Las autopistas, bellas «cintas plateadas que atravesaban el paisaje» según florida definición de Goebbels, fueron un «hito para la construcción de la comunidad alemana del pueblo». Su aspiración a vincular mediante el turismo a los alemanes de distintas regiones y favorecer la cohesión social requería un uso masivo del automóvil como complemento indispensable. El coche que iba a hacerlo posible, diseñado por Ferdinand Porsche (con la silenciada contribución preliminar de Josef Ganz, un ingeniero judío), fue el famoso escarabajo, oficialmente conocido como KdF-Wagen. KdF es la abreviatura de la organización Kraft durch Freude (‘Fuerza a través de la Alegría’), organización nacionalsocialista dedicada a fortalecer la «comunidad del pueblo» promoviendo actividades turísticas y de ocio.

Sin límites de velocidad

A fin de apoyar estas iniciativas, el nuevo código de circulación alemán de 1934 abolió todos los límites de velocidad existentes hasta entonces: el régimen nazi había decidido emplear la circulación como principal espacio de libertad en una sociedad por lo demás milimétricamente regulada.  Esta asociación entre conducción y libertad ha sobrevivido hasta hoy: si dejamos a un lado Liechtenstein y el Vaticano, Alemania sigue siendo la única nación europea cuyas autopistas no tienen límite de velocidad.

Las ventas del escarabajo Volkswagen en los años previos a la Segunda Guerra Mundial no cubrieron las expectativas. Su precio artificialmente bajo no permitía cubrir siquiera los costes de fabricación y las libretas de ahorro introducidas por el régimen para permitir su compra mediante pagos anticipados quedaron interrumpidas por la contienda. 330.000 alemanes se quedaron sin coche, pero no antes de haber transferido al Banco del Trabajo Alemán 278 millones de Reichsmarks de sus ahorros que contribuyeron a financiar la guerra.

En 1938, el mismo año en que se prohibió conducir a los judíos, Ferdinand Porsche ya había adaptado el chasis del escarabajo para la producción del todoterreno militar Kübelwagen, probado por primera vez en la invasión de Polonia.
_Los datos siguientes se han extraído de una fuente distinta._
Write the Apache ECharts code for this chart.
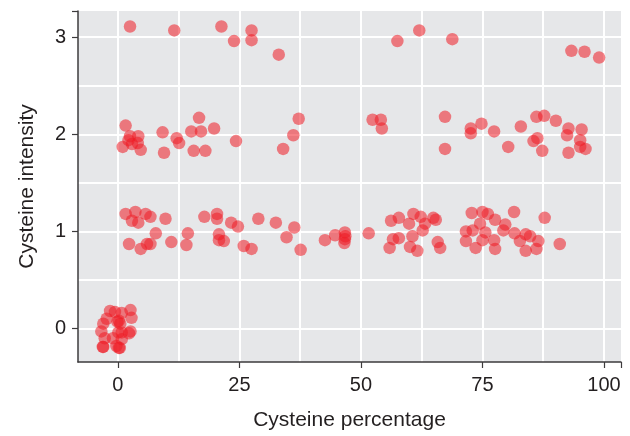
<!DOCTYPE html>
<html>
<head>
<meta charset="utf-8">
<script src="https://cdn.jsdelivr.net/npm/echarts@6/dist/echarts.min.js"></script>
<style>
html,body{margin:0;padding:0;background:#fff;}
#chart{width:630px;height:436px;}
</style>
</head>
<body>
<div id="chart"></div>
<script>
// Cysteine percentage (x) and cysteine intensity (y) for each point
const xValues = [
  // intensity ~3
  2.5, 11.6, 21.3, 23.9, 27.5, 27.5, 33.1, 57.5, 62.0, 68.8, 93.3, 96.0, 99.0,
  // intensity ~2
  1.6, 2.5, 4.2, 2.2, 2.9, 4.1, 1.0, 4.7, 9.2, 9.5, 12.1, 12.6, 15.1, 16.7, 17.1, 15.6, 18.0, 19.8, 24.3,
  34.0, 36.1, 37.2, 52.4, 54.1, 54.3, 67.3, 67.3,
  72.6, 72.6, 74.8, 77.4, 80.3, 82.9, 86.1, 87.7, 85.5, 86.3, 87.3, 90.1, 92.7, 92.4, 92.7, 95.4, 95.1, 95.1, 96.2,
  // intensity ~1
  1.6, 3.6, 2.9, 4.2, 5.7, 6.7, 9.8, 2.3, 4.7, 6.0, 6.7, 7.8, 11.0, 14.1, 14.4, 17.8, 20.4, 20.4, 20.8, 20.8, 21.8,
  23.3, 24.7, 25.9, 27.5, 28.9, 32.5, 34.7, 36.3, 37.6, 42.6, 44.7, 46.7, 46.8, 46.6, 46.7, 51.6,
  56.2, 57.8, 59.9, 60.8, 62.3, 63.2, 62.7, 64.9, 65.4, 56.6, 57.8, 55.9, 60.6, 60.1, 61.6, 65.8, 66.3,
  72.8, 71.6, 73.0, 71.6, 73.6, 74.5, 75.0, 76.1, 75.6, 75.0, 77.6, 77.4, 77.6, 79.7, 79.3, 81.5, 81.6, 82.7,
  83.9, 84.8, 83.9, 86.5, 86.1, 87.8, 90.9,
  // intensity ~0
  -1.6, -0.6, 0.8, 2.6, 2.8, -2.3, -3.0, -0.1, 0.5, -3.4, 0.1, 2.6, 2.3, -2.7, -1.0, 0.8, -3.0, -0.3, 0.4, 0.2,
  -3.1, 0.2, 0.8
];
const yValues = [
  3.11, 3.07, 3.11, 2.96, 3.07, 2.97, 2.82, 2.96, 3.07, 2.98, 2.86, 2.85, 2.79,
  2.09, 1.98, 1.98, 1.94, 1.90, 1.91, 1.87, 1.84, 2.02, 1.81, 1.96, 1.91, 2.03, 2.17, 2.03, 1.83, 1.83, 2.06, 1.93,
  1.85, 1.99, 2.16, 2.15, 2.15, 2.06, 2.18, 1.85,
  2.06, 2.01, 2.11, 2.03, 1.87, 2.08, 2.18, 2.19, 1.93, 1.96, 1.83, 2.14, 2.06, 1.99, 1.81, 2.05, 1.94, 1.87, 1.85,
  1.18, 1.20, 1.11, 1.09, 1.18, 1.15, 1.13, 0.87, 0.82, 0.87, 0.87, 0.98, 0.89, 0.86, 0.98, 1.15, 1.18, 1.13, 0.97, 0.91, 0.90,
  1.09, 1.05, 0.85, 0.82, 1.13, 1.09, 0.94, 1.04, 0.81, 0.91, 0.96, 0.99, 0.95, 0.88, 0.92, 0.98,
  1.11, 1.14, 1.08, 1.18, 1.15, 1.08, 1.01, 1.14, 1.12, 0.92, 0.93, 0.83, 0.95, 0.84, 0.80, 0.89, 0.83,
  1.19, 1.00, 1.01, 0.90, 0.83, 1.08, 1.20, 1.18, 0.99, 0.91, 1.12, 0.91, 0.82, 1.07, 1.01, 1.20, 0.98, 0.90,
  0.97, 0.95, 0.80, 0.90, 0.82, 1.14, 0.87,
  0.18, 0.17, 0.16, 0.19, 0.11, 0.10, 0.05, 0.07, 0.05, -0.03, -0.04, -0.03, -0.05, -0.10, -0.10, -0.11, -0.19, -0.18, -0.20, -0.20,
  -0.19, 0.08, -0.04
];
const xTickLabels = [0, 25, 50, 75, 100];
const yTickLabels = [0, 1, 2, 3];
const xGridValues = [0, 12.5, 25, 37.5, 50, 62.5, 75, 87.5, 100];
const yGridValues = [0, 0.5, 1, 1.5, 2, 2.5, 3];
const xRange = [-8.2, 103.5];
const yRange = [-0.345, 3.27];

const points = xValues.map((x, i) => [x, yValues[i]]);

const font = "'Liberation Sans', Arial, Helvetica, sans-serif";
const txt = '#231f20';
const axisCol = '#3d3b3c';

const chart = echarts.init(document.getElementById('chart'), null, {renderer: 'canvas'});
chart.setOption({
  animation: false,
  backgroundColor: '#ffffff',
  grid: {
    left: 78, right: 9, top: 11, bottom: 73,
    show: true, backgroundColor: '#e6e7e9', borderWidth: 0
  },
  xAxis: [
    {
      type: 'value', min: xRange[0], max: xRange[1],
      splitLine: {show: false},
      axisLine: {show: true, onZero: false, lineStyle: {color: axisCol, width: 1.5}},
      axisTick: {show: true, length: 6, customValues: xTickLabels.concat([xRange[1]]), lineStyle: {color: axisCol, width: 1.2}},
      axisLabel: {customValues: xTickLabels, margin: 13, color: txt, fontSize: 20, fontFamily: font},
      name: 'Cysteine percentage', nameLocation: 'middle', nameGap: 48,
      nameTextStyle: {color: txt, fontSize: 21, fontFamily: font}
    },
    {
      type: 'value', min: xRange[0], max: xRange[1], position: 'bottom',
      axisLine: {show: false, onZero: false}, axisLabel: {show: false},
      axisTick: {show: false, customValues: xGridValues},
      splitLine: {show: true, lineStyle: {color: '#ffffff', width: 2}}
    }
  ],
  yAxis: [
    {
      type: 'value', min: yRange[0], max: yRange[1],
      splitLine: {show: false},
      axisLine: {show: true, onZero: false, lineStyle: {color: axisCol, width: 1.5}},
      axisTick: {show: true, length: 6, customValues: yTickLabels.concat([yRange[1]]), lineStyle: {color: axisCol, width: 1.2}},
      axisLabel: {customValues: yTickLabels, margin: 12, color: txt, fontSize: 20, fontFamily: font},
      name: 'Cysteine intensity', nameLocation: 'middle', nameGap: 40,
      nameTextStyle: {color: txt, fontSize: 21, fontFamily: font}
    },
    {
      type: 'value', min: yRange[0], max: yRange[1], position: 'left',
      axisLine: {show: false, onZero: false}, axisLabel: {show: false},
      axisTick: {show: false, customValues: yGridValues},
      splitLine: {show: true, lineStyle: {color: '#ffffff', width: 2}}
    }
  ],
  series: [{
    type: 'scatter',
    xAxisIndex: 0, yAxisIndex: 0,
    data: points,
    symbol: 'circle',
    symbolSize: 12.5,
    itemStyle: {color: '#ee1c25', opacity: 0.55}
  }]
});
</script>
</body>
</html>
Y la primera producción que se llevó a cabo en la fábrica de Volkswagen, cuya primera piedra se colocó en 1938, fue por tanto un coche militar. Los civiles alemanes se quedaron sin auto, pero no sin la idea.  Para los alemanes, gracias a Hitler y su régimen, poseer un coche había pasado de ser sueño irrealizable a un derecho que les correspondía por el mero hecho de serlo.

Bajo el paraguas británico

La planta de Volkswagen en Wolfsburg quedó menos dañada por las bombas que las de sus competidores y pudo retomar la producción en 1945, con el apoyo de los ocupantes británicos, que habían constatado escasez de automóviles en su sector y permitieron la producción del escarabajo diseñado por Ferdinand Porsche. Para los alemanes de a pie, el sueño del coche propio se hizo realidad  después de la contienda, cuando la producción y venta masiva de vehículos prosperó por fin al hilo del milagro económico de los cincuenta.

Hitler perdió la guerra, pero se salió con la suya en su empeño de convertir la automoción en el «símbolo de la nueva Alemania». Aún hoy, a pesar de todos los esfuerzos en sentido contrario de los movimientos ecologistas, los coches tienen para la clase media alemana un valor simbólico que excede con creces el de mero medio de transporte. De ahí la arrogancia.  Ahora, con el desprestigio de Volkswagen, ha caído una gran parte del orgullo nacional alemán que había creído encontrar en la automoción un símbolo menos peligroso que la bandera.